Wakil Presiden Ma’ruf Amin meminta Kepala Badan Pembinaan Ideologi Pancasila (BPIP) Yudian Wahyudi untuk mengklarifikasi langsung pernyataannya terkait agama dan Pancasila.
“Saya harapkan beliau bisa mengklarifikasi supaya tidak terjadi salah paham, kontroversi sehingga menimbulkan kegaduhan. Saya beliau mengklarifikasi ucapannya itu,” kata Wapres Ma’ruf usai menghadiri Rakernas Banggakencana di Gedung BKKBN Jakarta, Rabu.
Wapres berharap dengan klarifikasi itu, tidak ada konflik di kalangan masyarakat karena pernyataan Yudian menyinggung kelompok-kelompok agama tertentu.
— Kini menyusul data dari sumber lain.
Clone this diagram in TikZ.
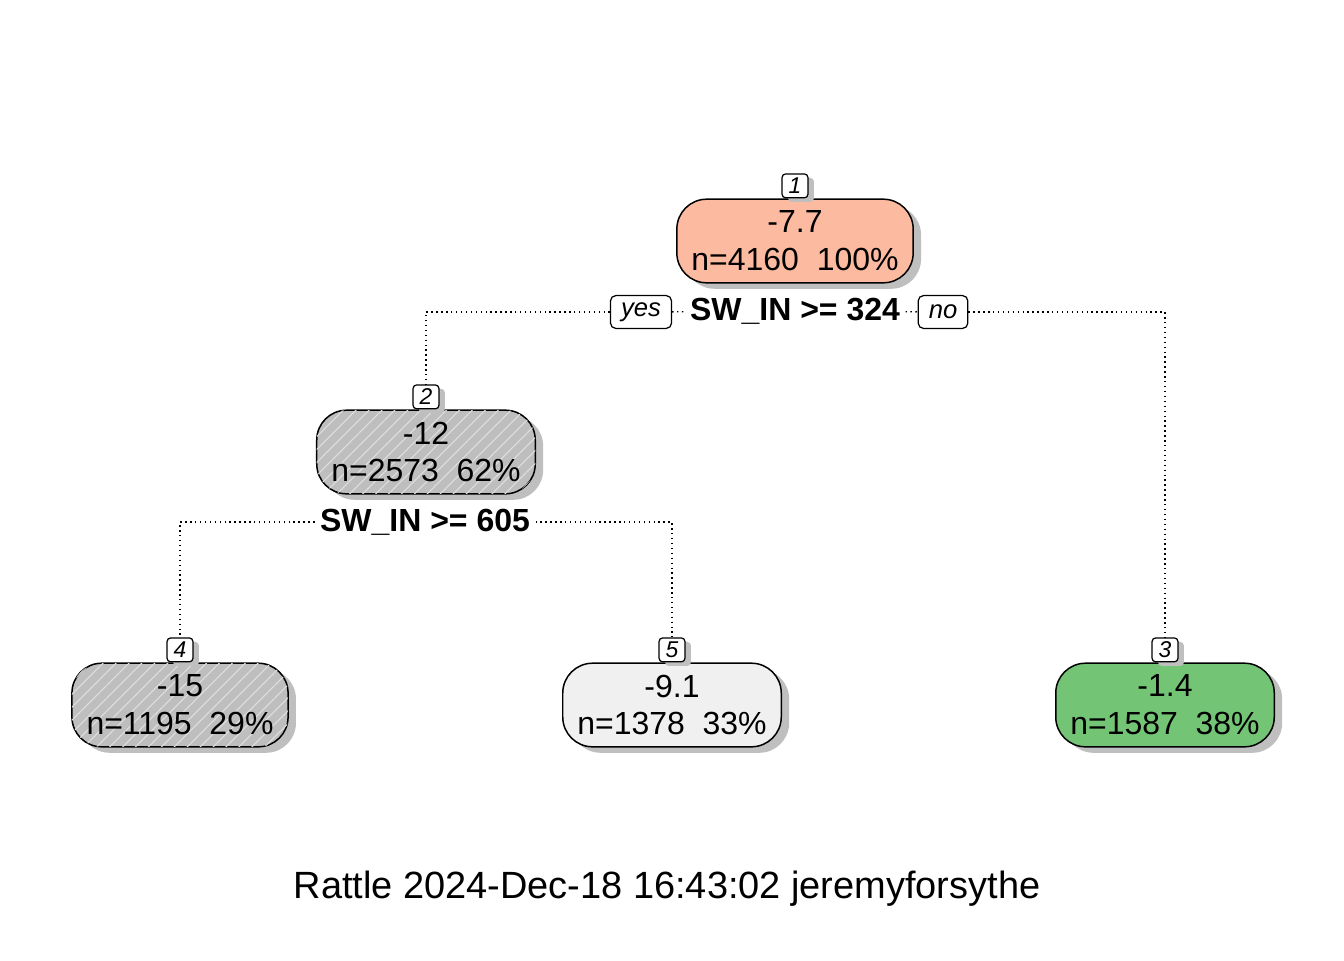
\documentclass[tikz,border=0pt]{standalone}
\usepackage{fontspec}
\setmainfont{Liberation Sans}
\usetikzlibrary{shadows,patterns.meta}
\definecolor{salmon}{HTML}{FCBBA1}
\definecolor{leafgreen}{HTML}{74C476}
\definecolor{lightfill}{HTML}{F0F0F0}
\definecolor{hatchgray}{HTML}{BEBEBE}
\definecolor{shadowgray}{HTML}{BFBFBF}
\tikzstyle{treenode}=[draw, line width=0.85pt, rounded corners=17pt, minimum height=47.6pt, inner xsep=8.3pt, align=center, font=\fontsize{18.2}{21.6}\selectfont, drop shadow={shadow xshift=4.5pt, shadow yshift=-3.4pt, fill=shadowgray, opacity=1}]
\tikzstyle{hatched}=[fill=hatchgray, postaction={pattern={Lines[angle=45,distance=5.2pt,line width=0.6pt]}, pattern color=gray!25}]
\tikzstyle{numlabel}=[draw, line width=0.7pt, fill=white, rounded corners=2pt, minimum width=14.7pt, minimum height=13.6pt, inner sep=0pt, anchor=south, font=\fontsize{13}{13}\selectfont\itshape, drop shadow={shadow xshift=3.4pt, shadow yshift=-2.3pt, fill=shadowgray, opacity=1}]
\tikzstyle{yesno}=[draw, line width=0.7pt, fill=white, rounded corners=3pt, inner xsep=6pt, inner ysep=0pt, minimum height=18.7pt, font=\fontsize{14.6}{14.6}\selectfont\itshape]
\tikzstyle{split}=[font=\fontsize{18.2}{21.6}\selectfont\bfseries, inner sep=3pt]
\tikzstyle{branch}=[line width=0.8pt, dash pattern=on 0.8pt off 2pt]

\begin{document}
\begin{tikzpicture}[x=0.02cm, y=-0.02cm]
\useasboundingbox (0,0) rectangle (1344,960);
% tree nodes
\node[treenode, fill=salmon] at (795, 241) (n1) {-7.7\\n=4160\ \ 100\%};
\node[treenode, hatched] at (426, 452) (n2) {-12\\n=2573\ \ 62\%};
\node[treenode, fill=leafgreen] at (1165, 705) (n3) {-1.4\\n=1587\ \ 38\%};
\node[treenode, hatched] at (180, 705) (n4) {-15\\n=1195\ \ 29\%};
\node[treenode, fill=lightfill] at (672, 705) (n5) {-9.1\\n=1378\ \ 33\%};
% node numbers
\node[numlabel] at (n1.north) (l1) {1};
\node[numlabel] at (n2.north) (l2) {2};
\node[numlabel] at (n3.north) (l3) {3};
\node[numlabel] at (n4.north) (l4) {4};
\node[numlabel] at (n5.north) (l5) {5};
% splits
\node[split] at (795, 311) (s1) {SW\_IN >= 324};
\node[split] at (425, 522) (s2) {SW\_IN >= 605};
\node[yesno] at (641, 312) (yes) {yes};
\node[yesno] at (943, 312) (no) {no};
\draw[branch] (yes) -- (s1);
\draw[branch] (s1) -- (no);
\draw[branch] (yes.west) -| (l2.north);
\draw[branch] (no.east) -| (l3.north);
\draw[branch] (s2.west) -| (l4.north);
\draw[branch] (s2.east) -| (l5.north);
% caption
\node[font=\fontsize{21.6}{24}\selectfont] at (667, 889) (caption) {Rattle 2024-Dec-18 16:43:02 jeremyforsythe};
\end{tikzpicture}
\end{document}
Sebelumnya diberitakan, Kepala BPIP Yudian mengatakan bahwa musuh terbesar Pancasila adalah agama, bukannya kesukuan. Pernyataan tersebut membuat beberapa pihak reaktif, termasuk Majelis Ulama Indonesia (MUI) yang mendesak Presiden Joko Widodo untuk mencopot Yudian dari jabatan Kepala BPIP.
Sementara itu, Staf Khusus Dewan Pengarah BPIP Benny Susetyo mengatakan pernyataan Yudian tersebut tidak bertujuan mempertentangkan antara agama dan Pancasila.
Menurut Romo Benny, pernyataan Yudian tersebut mengacu pada kelompok yang mengatasnamakan agama tertentu dan membenturkan dengan nilai-nilai Pancasila.
“Yang saya maksud adalah bahwa Pancasila sebagai konsensus tertinggi bangsa Indonesia harus kita jaga sebaik mungkin,” kata Yudian seperti dikutip Romo Benny.
Menurutnya, Pancasila adalah agamis karena kelima silanya dapat ditemukan di kitab suci enam agama yang diakui secara konstitusional oleh NKRI.
“Namun, pada kenyataannya, Pancasila sering dihadap-harapkan dengan agama oleh orang-orang tertentu yang memiliki pemahaman sempit dan ekstrim, padahal mereka itu minoritas (yang mengklaim mayoritas). Dalam konteks inilah, agama dapat menjadi musuh terbesar karena mayoritas, bahkan setiap orang, beragama; padahal Pancasila dan agama tidak bertentangan, bahkan saling mendukung,” ujar Yudian dalam keterangan singkatnya.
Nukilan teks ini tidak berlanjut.